New York, February 26, 2026, 12:08 EST — Regular session

Oracle Corp slipped 0.6% to $147.05 around midday Thursday, having bounced between $145.15 and $152.38 earlier. That comes after a 1.2% rise in the prior session.

All eyes now fall on Oracle as it pushes ahead with its cloud expansion, leaving investors to gauge if profits can rise without putting the balance sheet under pressure. “We see a favorable risk/reward after the stock’s multiples have been cut by more than half since September,” Oppenheimer analyst Brian Schwartz said.
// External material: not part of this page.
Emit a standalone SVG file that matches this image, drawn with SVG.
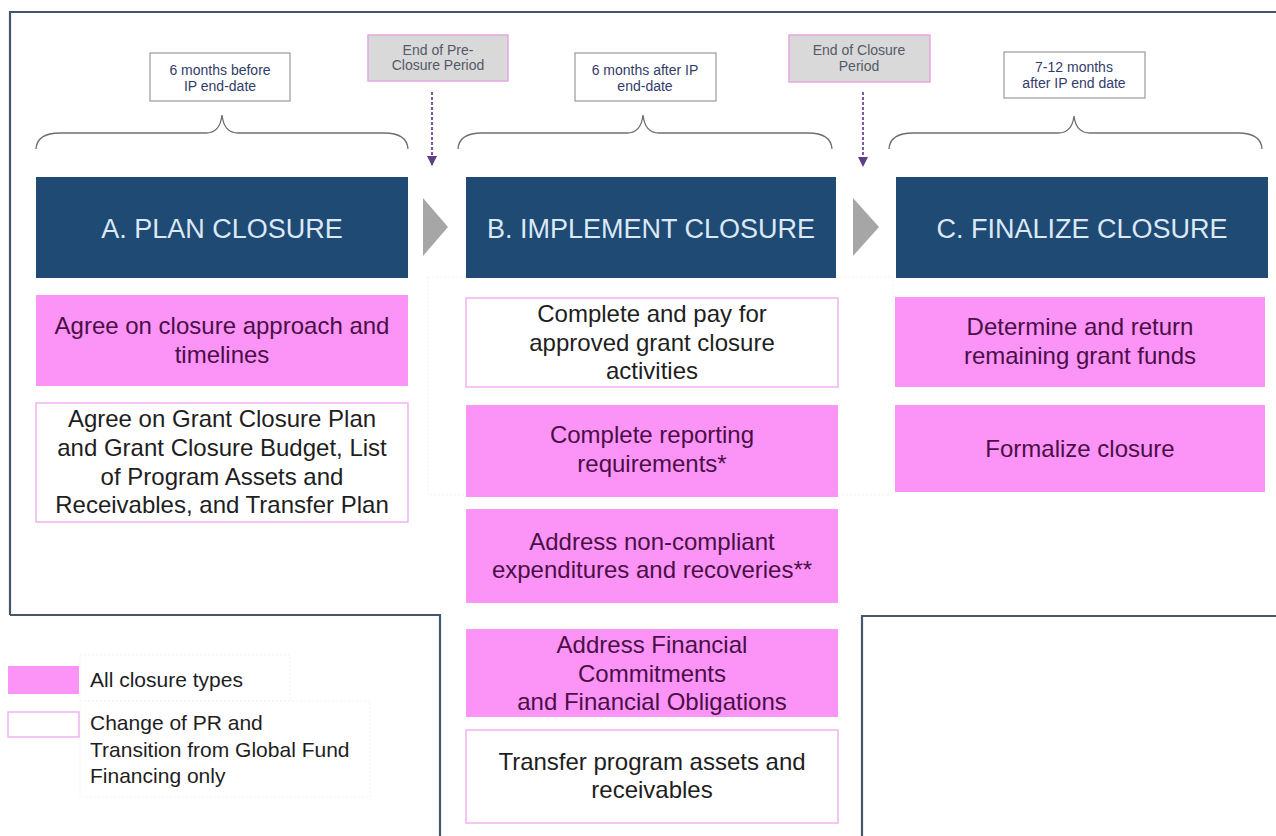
<svg xmlns="http://www.w3.org/2000/svg" width="1276" height="836" viewBox="0 0 1276 836">
<defs>
<marker id="dArrow" viewBox="0 0 10 10" refX="9" refY="5" markerWidth="10" markerHeight="10" markerUnits="userSpaceOnUse" orient="auto">
<path d="M0,0 L10,5 L0,10 Z" fill="#5f3f86"/>
</marker>
<style>
text{font-family:"Liberation Sans",Arial,sans-serif;text-anchor:middle}
.frame{fill:none;stroke:#46566b;stroke-width:2.2}
.hdr{fill:#1f4a74}
.hdrt{fill:#dce9f5;font-size:27px}
.pink{fill:#fc94f8}
.pinkt{fill:#4a0f46;font-size:24px}
.wbox{fill:#ffffff;stroke:#f2b2ef;stroke-width:1.5}
.wt{fill:#1e1e1e;font-size:24px}
.lbl{fill:#ffffff;stroke:#9a9a9a;stroke-width:1.2}
.lblt{fill:#323c6a;font-size:14px}
.gbox{fill:#d9d9d9;stroke:#e3a6df;stroke-width:1.5}
.gt{fill:#545a68;font-size:14px}
.brace{fill:none;stroke:#6f6f6f;stroke-width:1.3}
.dash{fill:none;stroke:#7a5aa8;stroke-width:2;stroke-dasharray:3 2}
.chev{fill:#a6a6a6}
.legt{fill:#1e1e1e;font-size:21px;text-anchor:start}
.faint{fill:none;stroke:#f3f3f3;stroke-width:1;stroke-dasharray:2 2}
</style>
</defs>
<rect width="1276" height="836" fill="#ffffff"/>

<g id="frame">
<path class="frame" d="M10,615 L10,12 L1276,12"/>
<path class="frame" d="M10,615 L440,615 L440,836"/>
<path class="frame" d="M862,836 L862,616 L1276,616"/>
<rect class="faint" x="428" y="277" width="465" height="218"/>
</g>

<g id="braces">
<path class="brace" d="M36,149 Q37,133 60,133 L206,133 Q220,133 222,115 Q224,133 238,133 L384,133 Q407,133 408,149"/>
<path class="brace" d="M458,149 Q459,133 482,133 L627,133 Q641,133 643,115 Q645,133 659,133 L808,133 Q831,133 832,149"/>
<path class="brace" d="M889,149 Q890,133 913,133 L1058,133 Q1072,133 1074,116 Q1076,133 1090,133 L1238,133 Q1261,133 1262,149"/>
</g>

<g id="label-before">
<rect class="lbl" x="150" y="53" width="140" height="48"/>
<text class="lblt" x="220" y="75">6 months before</text>
<text class="lblt" x="220" y="91">IP end-date</text>
</g>
<g id="label-after">
<rect class="lbl" x="575" y="53" width="141" height="48"/>
<text class="lblt" x="645" y="75">6 months after IP</text>
<text class="lblt" x="645" y="91">end-date</text>
</g>
<g id="label-7-12">
<rect class="lbl" x="1004" y="52" width="141" height="46"/>
<text class="lblt" x="1074" y="72">7-12 months</text>
<text class="lblt" x="1074" y="88">after IP end date</text>
</g>
<g id="end-pre-closure">
<rect class="gbox" x="368" y="35" width="140" height="46"/>
<text class="gt" x="438" y="55">End of Pre-</text>
<text class="gt" x="438" y="70">Closure Period</text>
</g>
<g id="end-closure">
<rect class="gbox" x="789" y="35" width="141" height="47"/>
<text class="gt" x="859" y="55">End of Closure</text>
<text class="gt" x="859" y="71">Period</text>
</g>

<g id="connectors">
<line class="dash" x1="432" y1="92" x2="432" y2="165" marker-end="url(#dArrow)"/>
<line class="dash" x1="863" y1="92" x2="863" y2="166" marker-end="url(#dArrow)"/>
<polygon class="chev" points="423,198 448,227 423,256"/>
<polygon class="chev" points="853,198 879,227 853,256"/>
</g>

<g id="header-a">
<rect class="hdr" x="36" y="177" width="372" height="101"/>
<text class="hdrt" x="222" y="238">A. PLAN CLOSURE</text>
</g>
<g id="header-b">
<rect class="hdr" x="466" y="177" width="370" height="101"/>
<text class="hdrt" x="651" y="238">B. IMPLEMENT CLOSURE</text>
</g>
<g id="header-c">
<rect class="hdr" x="896" y="177" width="372" height="101"/>
<text class="hdrt" x="1082" y="238">C. FINALIZE CLOSURE</text>
</g>

<g id="a1">
<rect class="pink" x="36" y="295" width="372" height="91"/>
<text class="pinkt" x="222" y="334">Agree on closure approach and</text>
<text class="pinkt" x="222" y="363">timelines</text>
</g>
<g id="a2">
<rect class="wbox" x="36" y="403" width="372" height="119"/>
<text class="wt" x="222" y="427">Agree on Grant Closure Plan</text>
<text class="wt" x="222" y="456">and Grant Closure Budget, List</text>
<text class="wt" x="222" y="485">of Program Assets and</text>
<text class="wt" x="222" y="513">Receivables, and Transfer Plan</text>
</g>

<g id="b1">
<rect class="wbox" x="466" y="298" width="372" height="89"/>
<text class="wt" x="652" y="322">Complete and pay for</text>
<text class="wt" x="652" y="351">approved grant closure</text>
<text class="wt" x="652" y="379">activities</text>
</g>
<g id="b2">
<rect class="pink" x="466" y="405" width="372" height="92"/>
<text class="pinkt" x="652" y="443">Complete reporting</text>
<text class="pinkt" x="652" y="472">requirements*</text>
</g>
<g id="b3">
<rect class="pink" x="466" y="509" width="372" height="94"/>
<text class="pinkt" x="652" y="550">Address non-compliant</text>
<text class="pinkt" x="652" y="578">expenditures and recoveries**</text>
</g>
<g id="b4">
<rect class="pink" x="466" y="629" width="372" height="88"/>
<text class="pinkt" x="652" y="653">Address Financial</text>
<text class="pinkt" x="652" y="682">Commitments</text>
<text class="pinkt" x="652" y="710">and Financial Obligations</text>
</g>
<g id="b5">
<rect class="wbox" x="466" y="730" width="372" height="93"/>
<text class="wt" x="652" y="770">Transfer program assets and</text>
<text class="wt" x="652" y="798">receivables</text>
</g>

<g id="c1">
<rect class="pink" x="895" y="297" width="370" height="90"/>
<text class="pinkt" x="1080" y="335">Determine and return</text>
<text class="pinkt" x="1080" y="364">remaining grant funds</text>
</g>
<g id="c2">
<rect class="pink" x="895" y="405" width="370" height="87"/>
<text class="pinkt" x="1080" y="457">Formalize closure</text>
</g>

<g id="legend">
<rect class="faint" x="80" y="655" width="210" height="46"/>
<rect class="faint" x="80" y="701" width="290" height="96"/>
<rect class="pink" x="8" y="666" width="71" height="28"/>
<rect class="wbox" x="8" y="712" width="71" height="25"/>
<text class="legt" x="90" y="687">All closure types</text>
<text class="legt" x="90" y="730">Change of PR and</text>
<text class="legt" x="90" y="757">Transition from Global Fund</text>
<text class="legt" x="90" y="783">Financing only</text>
</g>
</svg>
Investing.com

Oracle shares edged lower Thursday as tech stocks lost ground, the Nasdaq weighed down following Nvidia’s drop despite the chipmaker beating forecasts. The market’s lukewarm response has investors uneasy over the pace at which hefty AI outlays might show up in profits.

Oppenheimer bumped up Oracle’s rating to “Outperform” from “Perform” and attached a $185 price target, saying the stock’s valuation has come down and some earlier concerns over financing and execution are fading. The firm now expects earnings per share — profit per share — to double by fiscal 2030, according to its latest forecasts. Investing.com

Oracle made sure its AI narrative stayed front and center Thursday, announcing a renewed title partnership with Red Bull Racing in Formula One. “We’ve done some really cool stuff with AI and there’s a lot more to come,” co-CEO Clay Magouyrk told Reuters. Reuters

Oracle’s expanded agreement centers on its Cloud Infrastructure and AI, fueling race simulations and supplying an AI-driven “strategy agent” that’s meant to help engineers make split-second decisions during races. Red Bull team boss Laurent Mekies says Oracle’s tech lets the team quickly “understand and optimise countless variables.” oracle.com

Investors are still wrestling with the numbers behind the move. Oracle, on February 1, laid out plans to pull in $45 billion to $50 billion in calendar 2026 — a mix of debt and equity. That haul would include an at-the-market equity program capped at $20 billion, meaning Oracle could sell shares into the market at whatever price is going, plus a one-off investment-grade bond sale set for early 2026.

Still, Oracle’s strategy hinges on the state of the markets; higher borrowing costs would bite, and issuing more shares risks watering down current holdings. According to Reuters, some investors are zeroing in on Oracle’s dependence on just a handful of major cloud clients like OpenAI, particularly as the company steps up its infrastructure outlays.

Now for the numbers. Oracle’s investor-relations FAQ puts fiscal Q3 2026 earnings on the calendar for mid-March.

March 9 shows up on market calendars for Oracle’s earnings, but the company hasn’t made it official. Investors want concrete figures on cloud demand, capital expenditures, plus any news on the financing front.